Retype, exactly as they stand, the lines from the start of the data to the line that contains "import plotly.graph_objects as go", both ends included. Leave the pictures out.

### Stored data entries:
****************************************
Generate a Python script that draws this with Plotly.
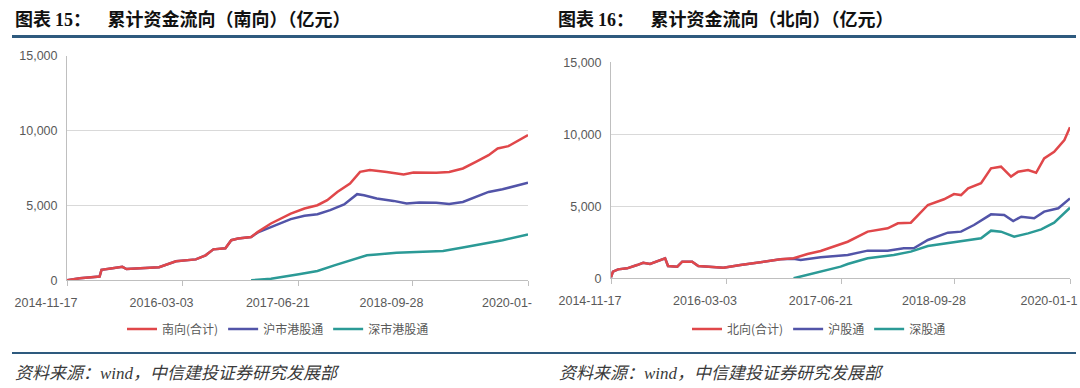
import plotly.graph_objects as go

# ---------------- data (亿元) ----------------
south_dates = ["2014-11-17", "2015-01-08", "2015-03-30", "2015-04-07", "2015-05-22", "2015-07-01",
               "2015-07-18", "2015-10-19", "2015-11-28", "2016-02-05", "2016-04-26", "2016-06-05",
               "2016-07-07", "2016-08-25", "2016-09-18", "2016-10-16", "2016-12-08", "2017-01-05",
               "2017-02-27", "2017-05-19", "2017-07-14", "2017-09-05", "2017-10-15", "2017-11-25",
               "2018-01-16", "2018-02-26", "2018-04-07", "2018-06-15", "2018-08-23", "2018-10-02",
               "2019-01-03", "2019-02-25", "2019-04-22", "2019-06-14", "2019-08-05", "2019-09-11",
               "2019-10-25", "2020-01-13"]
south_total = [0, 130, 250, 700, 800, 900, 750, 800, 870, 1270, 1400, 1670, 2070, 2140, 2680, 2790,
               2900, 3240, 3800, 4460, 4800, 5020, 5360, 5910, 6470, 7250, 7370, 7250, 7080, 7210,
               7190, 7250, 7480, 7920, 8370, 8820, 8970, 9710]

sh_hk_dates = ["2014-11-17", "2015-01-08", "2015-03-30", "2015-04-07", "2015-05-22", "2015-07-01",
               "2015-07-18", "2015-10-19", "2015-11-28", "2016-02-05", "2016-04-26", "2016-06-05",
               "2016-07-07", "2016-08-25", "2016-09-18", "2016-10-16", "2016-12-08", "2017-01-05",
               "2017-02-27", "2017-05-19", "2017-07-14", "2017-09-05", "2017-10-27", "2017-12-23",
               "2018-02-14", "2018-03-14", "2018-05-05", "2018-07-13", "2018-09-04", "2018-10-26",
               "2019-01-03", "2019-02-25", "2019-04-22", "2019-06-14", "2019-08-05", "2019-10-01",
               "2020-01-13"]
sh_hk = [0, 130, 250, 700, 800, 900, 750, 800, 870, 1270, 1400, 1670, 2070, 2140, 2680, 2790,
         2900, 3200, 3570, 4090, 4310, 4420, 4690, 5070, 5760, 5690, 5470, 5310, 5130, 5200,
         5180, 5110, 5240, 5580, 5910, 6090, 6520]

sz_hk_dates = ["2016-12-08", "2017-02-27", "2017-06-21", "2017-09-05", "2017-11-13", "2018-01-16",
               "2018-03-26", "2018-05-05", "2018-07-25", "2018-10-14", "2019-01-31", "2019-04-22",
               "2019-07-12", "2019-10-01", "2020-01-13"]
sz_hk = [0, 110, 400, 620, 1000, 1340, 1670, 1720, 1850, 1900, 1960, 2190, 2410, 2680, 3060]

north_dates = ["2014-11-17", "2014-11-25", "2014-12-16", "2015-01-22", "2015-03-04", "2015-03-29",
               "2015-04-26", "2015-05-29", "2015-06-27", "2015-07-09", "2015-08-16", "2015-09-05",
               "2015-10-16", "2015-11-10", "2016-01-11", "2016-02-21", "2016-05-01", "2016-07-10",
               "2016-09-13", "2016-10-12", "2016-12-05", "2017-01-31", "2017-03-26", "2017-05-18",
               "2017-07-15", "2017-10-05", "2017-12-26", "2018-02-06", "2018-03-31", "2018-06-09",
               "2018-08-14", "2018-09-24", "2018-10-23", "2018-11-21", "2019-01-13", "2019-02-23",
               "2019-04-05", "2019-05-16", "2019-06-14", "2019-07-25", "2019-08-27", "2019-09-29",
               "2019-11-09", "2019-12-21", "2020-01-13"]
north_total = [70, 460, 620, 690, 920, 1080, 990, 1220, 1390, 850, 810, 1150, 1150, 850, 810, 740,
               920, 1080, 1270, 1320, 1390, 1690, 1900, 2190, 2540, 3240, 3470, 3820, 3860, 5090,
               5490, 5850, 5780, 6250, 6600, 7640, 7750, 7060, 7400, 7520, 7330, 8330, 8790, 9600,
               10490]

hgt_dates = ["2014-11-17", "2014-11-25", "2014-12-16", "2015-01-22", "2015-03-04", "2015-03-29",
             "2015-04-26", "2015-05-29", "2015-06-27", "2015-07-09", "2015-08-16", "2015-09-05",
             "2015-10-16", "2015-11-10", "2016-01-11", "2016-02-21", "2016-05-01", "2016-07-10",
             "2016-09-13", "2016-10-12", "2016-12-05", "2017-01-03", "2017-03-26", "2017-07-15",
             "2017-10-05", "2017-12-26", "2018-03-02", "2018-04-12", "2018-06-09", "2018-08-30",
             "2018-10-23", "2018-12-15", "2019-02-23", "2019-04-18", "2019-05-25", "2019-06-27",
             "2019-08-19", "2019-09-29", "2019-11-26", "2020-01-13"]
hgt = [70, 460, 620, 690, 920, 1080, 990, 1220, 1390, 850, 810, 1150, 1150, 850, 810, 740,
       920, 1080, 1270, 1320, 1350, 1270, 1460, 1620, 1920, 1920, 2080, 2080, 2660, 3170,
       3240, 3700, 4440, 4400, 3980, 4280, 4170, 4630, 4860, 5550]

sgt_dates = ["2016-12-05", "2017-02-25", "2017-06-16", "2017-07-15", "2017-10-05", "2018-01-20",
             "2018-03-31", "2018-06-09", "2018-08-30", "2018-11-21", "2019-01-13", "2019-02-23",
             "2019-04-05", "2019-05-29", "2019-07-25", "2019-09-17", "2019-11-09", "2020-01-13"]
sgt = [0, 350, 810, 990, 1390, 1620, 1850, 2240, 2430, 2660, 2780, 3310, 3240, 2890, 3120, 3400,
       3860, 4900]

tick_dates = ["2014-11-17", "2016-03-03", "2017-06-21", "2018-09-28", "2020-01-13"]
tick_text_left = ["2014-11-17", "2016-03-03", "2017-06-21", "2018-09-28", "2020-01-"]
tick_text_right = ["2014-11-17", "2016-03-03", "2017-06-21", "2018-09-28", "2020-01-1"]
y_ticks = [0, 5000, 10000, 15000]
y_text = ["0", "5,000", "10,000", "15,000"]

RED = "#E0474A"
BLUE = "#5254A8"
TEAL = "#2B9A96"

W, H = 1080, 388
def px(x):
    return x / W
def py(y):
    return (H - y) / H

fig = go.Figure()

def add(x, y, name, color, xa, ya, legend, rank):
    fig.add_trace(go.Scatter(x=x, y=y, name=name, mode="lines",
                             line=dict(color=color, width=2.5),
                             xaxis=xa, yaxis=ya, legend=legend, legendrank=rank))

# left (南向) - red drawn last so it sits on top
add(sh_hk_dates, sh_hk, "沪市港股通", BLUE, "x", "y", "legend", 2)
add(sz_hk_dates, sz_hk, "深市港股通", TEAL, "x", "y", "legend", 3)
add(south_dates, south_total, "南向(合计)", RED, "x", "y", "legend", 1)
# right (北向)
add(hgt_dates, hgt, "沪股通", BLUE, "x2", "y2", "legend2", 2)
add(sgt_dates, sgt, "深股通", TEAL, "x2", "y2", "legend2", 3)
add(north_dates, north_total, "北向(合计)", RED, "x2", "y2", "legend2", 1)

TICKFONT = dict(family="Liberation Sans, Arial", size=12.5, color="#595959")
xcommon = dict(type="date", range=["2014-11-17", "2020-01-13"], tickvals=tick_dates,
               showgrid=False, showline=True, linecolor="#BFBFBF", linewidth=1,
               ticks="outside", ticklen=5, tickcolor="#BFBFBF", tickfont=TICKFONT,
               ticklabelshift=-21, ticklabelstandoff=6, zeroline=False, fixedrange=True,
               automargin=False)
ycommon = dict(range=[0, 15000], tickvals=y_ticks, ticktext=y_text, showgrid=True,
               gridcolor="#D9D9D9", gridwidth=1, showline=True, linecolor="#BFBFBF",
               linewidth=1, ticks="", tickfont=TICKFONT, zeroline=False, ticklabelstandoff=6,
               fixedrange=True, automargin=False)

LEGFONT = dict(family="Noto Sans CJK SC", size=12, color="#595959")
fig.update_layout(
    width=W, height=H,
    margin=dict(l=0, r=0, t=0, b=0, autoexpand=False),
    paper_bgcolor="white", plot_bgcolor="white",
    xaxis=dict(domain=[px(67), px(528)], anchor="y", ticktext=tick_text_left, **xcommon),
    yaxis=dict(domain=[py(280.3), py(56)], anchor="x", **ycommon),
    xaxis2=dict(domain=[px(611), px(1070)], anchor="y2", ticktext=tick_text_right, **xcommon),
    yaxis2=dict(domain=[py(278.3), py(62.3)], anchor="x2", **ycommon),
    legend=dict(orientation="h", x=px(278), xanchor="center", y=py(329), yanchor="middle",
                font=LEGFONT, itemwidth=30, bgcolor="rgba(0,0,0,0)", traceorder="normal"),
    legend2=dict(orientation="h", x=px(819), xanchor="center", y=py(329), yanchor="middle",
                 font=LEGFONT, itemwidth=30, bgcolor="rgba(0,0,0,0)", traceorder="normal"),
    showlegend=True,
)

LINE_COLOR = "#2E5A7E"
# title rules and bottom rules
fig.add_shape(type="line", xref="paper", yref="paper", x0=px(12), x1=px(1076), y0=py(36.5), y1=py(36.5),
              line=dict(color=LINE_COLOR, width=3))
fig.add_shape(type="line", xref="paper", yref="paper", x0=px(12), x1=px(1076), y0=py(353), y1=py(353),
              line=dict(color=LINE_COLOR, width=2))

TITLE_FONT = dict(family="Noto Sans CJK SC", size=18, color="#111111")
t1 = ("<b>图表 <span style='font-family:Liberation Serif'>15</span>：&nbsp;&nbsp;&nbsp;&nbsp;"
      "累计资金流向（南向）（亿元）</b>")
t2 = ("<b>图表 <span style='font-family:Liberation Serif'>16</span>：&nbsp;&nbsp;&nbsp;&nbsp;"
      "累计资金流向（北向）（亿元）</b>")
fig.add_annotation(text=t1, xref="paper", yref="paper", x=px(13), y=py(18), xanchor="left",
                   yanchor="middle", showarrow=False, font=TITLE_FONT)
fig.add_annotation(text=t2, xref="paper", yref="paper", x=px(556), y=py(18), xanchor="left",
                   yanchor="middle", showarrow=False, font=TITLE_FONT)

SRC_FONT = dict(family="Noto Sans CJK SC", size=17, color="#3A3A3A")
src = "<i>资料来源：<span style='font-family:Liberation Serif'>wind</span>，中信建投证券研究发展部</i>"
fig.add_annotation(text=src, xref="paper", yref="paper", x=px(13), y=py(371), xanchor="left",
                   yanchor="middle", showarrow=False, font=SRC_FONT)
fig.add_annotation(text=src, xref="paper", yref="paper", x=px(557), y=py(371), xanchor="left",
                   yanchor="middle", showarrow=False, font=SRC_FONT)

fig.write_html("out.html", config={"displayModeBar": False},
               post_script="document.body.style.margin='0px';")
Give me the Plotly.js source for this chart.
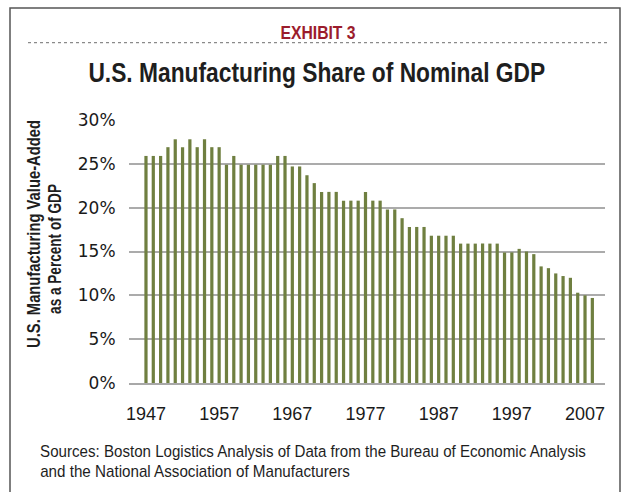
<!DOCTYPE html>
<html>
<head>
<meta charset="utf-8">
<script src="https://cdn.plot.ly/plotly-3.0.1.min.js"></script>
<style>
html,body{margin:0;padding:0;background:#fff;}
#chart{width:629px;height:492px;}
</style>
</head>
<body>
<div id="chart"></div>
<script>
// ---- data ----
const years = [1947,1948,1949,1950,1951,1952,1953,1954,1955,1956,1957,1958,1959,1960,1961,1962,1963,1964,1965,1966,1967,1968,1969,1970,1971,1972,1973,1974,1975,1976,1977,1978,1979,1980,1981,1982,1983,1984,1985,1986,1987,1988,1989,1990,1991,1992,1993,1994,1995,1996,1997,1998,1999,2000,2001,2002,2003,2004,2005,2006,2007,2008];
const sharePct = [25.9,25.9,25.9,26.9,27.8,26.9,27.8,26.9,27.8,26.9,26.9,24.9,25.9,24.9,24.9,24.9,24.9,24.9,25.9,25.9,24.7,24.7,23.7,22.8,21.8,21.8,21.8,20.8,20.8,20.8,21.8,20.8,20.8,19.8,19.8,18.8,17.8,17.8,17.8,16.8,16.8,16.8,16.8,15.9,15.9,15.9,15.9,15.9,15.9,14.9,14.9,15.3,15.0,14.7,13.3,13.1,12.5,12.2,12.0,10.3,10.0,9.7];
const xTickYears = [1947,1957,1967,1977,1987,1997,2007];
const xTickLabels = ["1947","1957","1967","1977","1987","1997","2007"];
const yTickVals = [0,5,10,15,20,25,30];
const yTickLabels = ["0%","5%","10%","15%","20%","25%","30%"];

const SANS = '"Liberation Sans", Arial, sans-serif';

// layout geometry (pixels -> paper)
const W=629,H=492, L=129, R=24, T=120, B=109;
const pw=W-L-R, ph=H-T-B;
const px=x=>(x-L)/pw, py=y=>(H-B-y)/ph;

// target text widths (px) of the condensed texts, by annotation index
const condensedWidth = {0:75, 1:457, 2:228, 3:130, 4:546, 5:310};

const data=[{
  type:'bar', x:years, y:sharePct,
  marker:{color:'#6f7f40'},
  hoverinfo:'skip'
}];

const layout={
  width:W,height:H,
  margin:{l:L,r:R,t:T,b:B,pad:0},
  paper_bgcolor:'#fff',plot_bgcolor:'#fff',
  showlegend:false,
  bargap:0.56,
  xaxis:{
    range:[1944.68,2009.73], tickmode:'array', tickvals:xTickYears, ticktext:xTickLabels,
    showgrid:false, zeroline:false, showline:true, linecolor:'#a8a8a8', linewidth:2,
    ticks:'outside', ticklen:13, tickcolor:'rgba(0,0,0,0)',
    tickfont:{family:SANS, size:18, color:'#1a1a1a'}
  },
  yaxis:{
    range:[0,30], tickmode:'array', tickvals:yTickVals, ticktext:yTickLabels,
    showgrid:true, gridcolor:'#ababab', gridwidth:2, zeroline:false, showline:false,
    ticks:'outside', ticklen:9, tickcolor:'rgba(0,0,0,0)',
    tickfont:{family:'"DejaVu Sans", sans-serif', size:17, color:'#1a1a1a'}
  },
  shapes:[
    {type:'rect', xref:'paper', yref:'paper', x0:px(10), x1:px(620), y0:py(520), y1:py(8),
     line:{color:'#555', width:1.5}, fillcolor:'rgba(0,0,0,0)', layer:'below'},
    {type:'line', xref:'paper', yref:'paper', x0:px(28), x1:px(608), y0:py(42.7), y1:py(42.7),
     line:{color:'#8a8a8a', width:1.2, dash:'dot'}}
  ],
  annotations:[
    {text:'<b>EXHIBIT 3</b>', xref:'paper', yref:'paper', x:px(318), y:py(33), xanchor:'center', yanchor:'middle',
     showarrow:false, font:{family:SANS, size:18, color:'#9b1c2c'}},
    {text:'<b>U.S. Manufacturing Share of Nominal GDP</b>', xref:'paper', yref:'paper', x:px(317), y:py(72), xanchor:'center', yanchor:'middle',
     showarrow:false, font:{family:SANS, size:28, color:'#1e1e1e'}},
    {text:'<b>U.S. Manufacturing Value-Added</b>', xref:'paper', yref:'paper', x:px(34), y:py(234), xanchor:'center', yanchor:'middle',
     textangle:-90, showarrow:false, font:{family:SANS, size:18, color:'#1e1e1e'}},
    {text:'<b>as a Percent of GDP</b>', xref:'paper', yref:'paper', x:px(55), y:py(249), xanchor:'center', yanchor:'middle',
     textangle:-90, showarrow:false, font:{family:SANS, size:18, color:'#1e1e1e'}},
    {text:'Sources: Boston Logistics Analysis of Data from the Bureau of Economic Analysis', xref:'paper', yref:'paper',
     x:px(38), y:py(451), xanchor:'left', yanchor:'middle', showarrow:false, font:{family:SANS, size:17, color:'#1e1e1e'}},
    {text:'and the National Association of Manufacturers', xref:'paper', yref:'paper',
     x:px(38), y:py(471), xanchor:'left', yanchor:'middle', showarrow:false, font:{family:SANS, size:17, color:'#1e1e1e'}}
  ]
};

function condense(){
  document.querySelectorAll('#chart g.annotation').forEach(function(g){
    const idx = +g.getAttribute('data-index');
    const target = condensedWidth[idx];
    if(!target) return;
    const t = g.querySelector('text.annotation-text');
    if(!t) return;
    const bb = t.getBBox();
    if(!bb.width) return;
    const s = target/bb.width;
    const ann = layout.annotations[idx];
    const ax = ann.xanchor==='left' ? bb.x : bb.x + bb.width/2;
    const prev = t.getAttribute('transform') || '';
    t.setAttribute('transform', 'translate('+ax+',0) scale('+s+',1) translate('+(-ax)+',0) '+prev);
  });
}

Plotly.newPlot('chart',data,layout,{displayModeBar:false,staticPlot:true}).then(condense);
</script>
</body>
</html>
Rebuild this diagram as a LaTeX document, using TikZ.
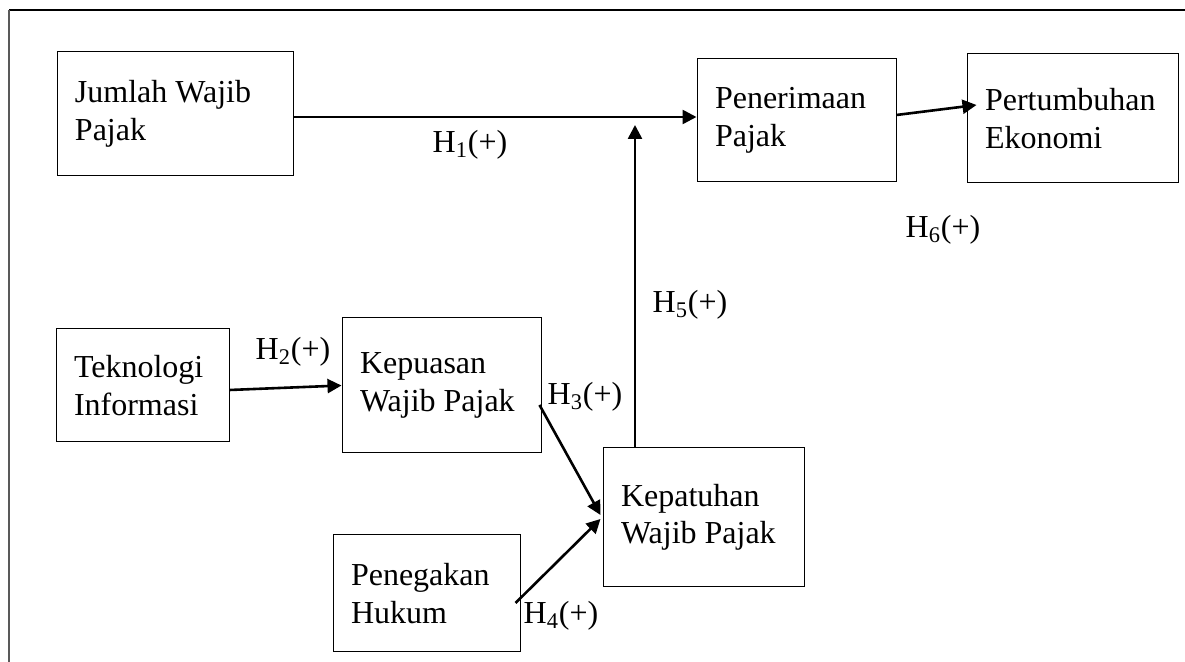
****************************************
### Answer to the problem:
Generate a Python script that draws this with Plotly.
import plotly.graph_objects as go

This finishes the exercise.